Now putting could be described as a great leveler or a great equalizer, because it takes all different sizes and shapes of the body, big hitters, short hitters, older guys, younger guys. And it brings them onto a perfectly level playing field where physical strength, height, weight, illness, injury doesn’t really affect a golfer who is trying to hit a ball from here to a flag 15 feet away. You know if you put like somebody on a 300 yard hole, clearly the bigger, stronger, more athletic, and fitter guy should have an advantage all things being equal, over and above a ten year old kid or a 70 year old lady. But actually when we come down to putting stroke the movement is here to here. It’s not that difficult to do. Any of those three different types of people can achieve that sort of stroke. So it’s a great leveler, a great equalizer.

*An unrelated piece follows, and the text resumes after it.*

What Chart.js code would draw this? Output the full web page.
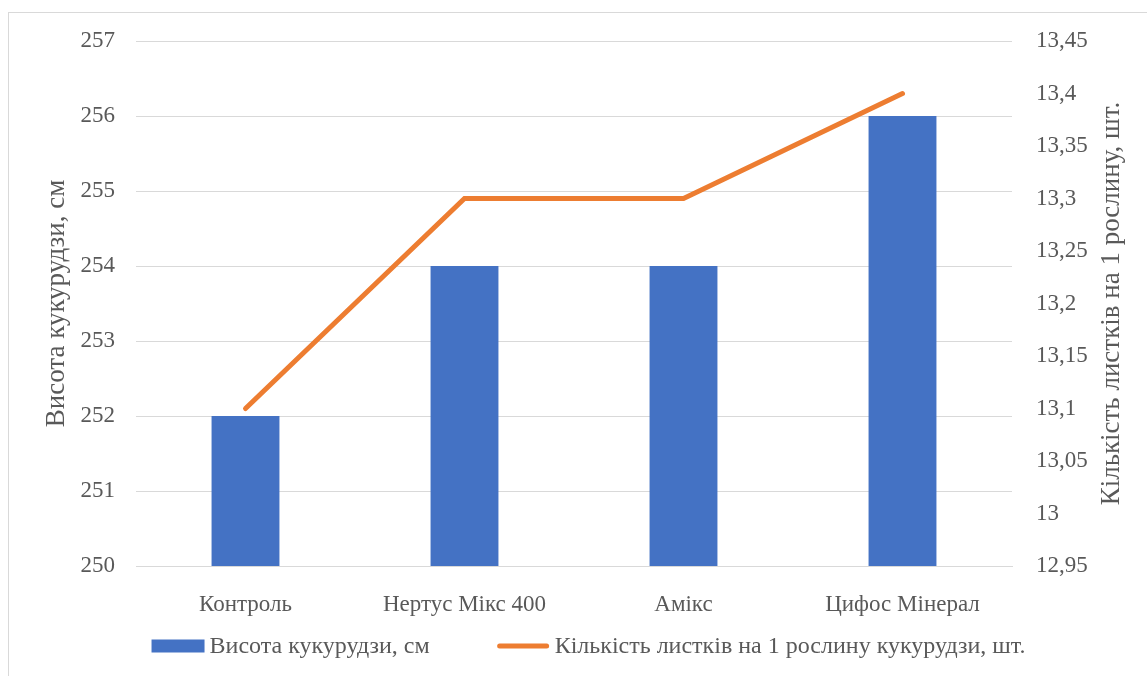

I also think its one area where pressure plays more of an important fact than maybe any other part of someone’s game. It’s probably an area where people practice less. It’s probably an area where golf instruction, golf tuition, golf coaches spend less time focusing and it’s not necessarily the glamorous side of the game. Not compared to booming the ball down there 250 yards. But when we look at a player like Jordan Spieth who has just very recently won the 2015 Tour Championships, won the FedEx $22,000,000 in a year. You look at a player like Jordan Spieth. He’s been not spectacular to hit a green, but he’s definitely been spectacular holding putts. Clutch putt after clutch putt, 25, 30 feet in, in, in, in, in. And I think after a season like that watching Jordan Spieth hold putt after putt, there will be a fair few guys taking the off season this year focusing and practicing on improving their putting and I think that’s an area of the game that you can work on too.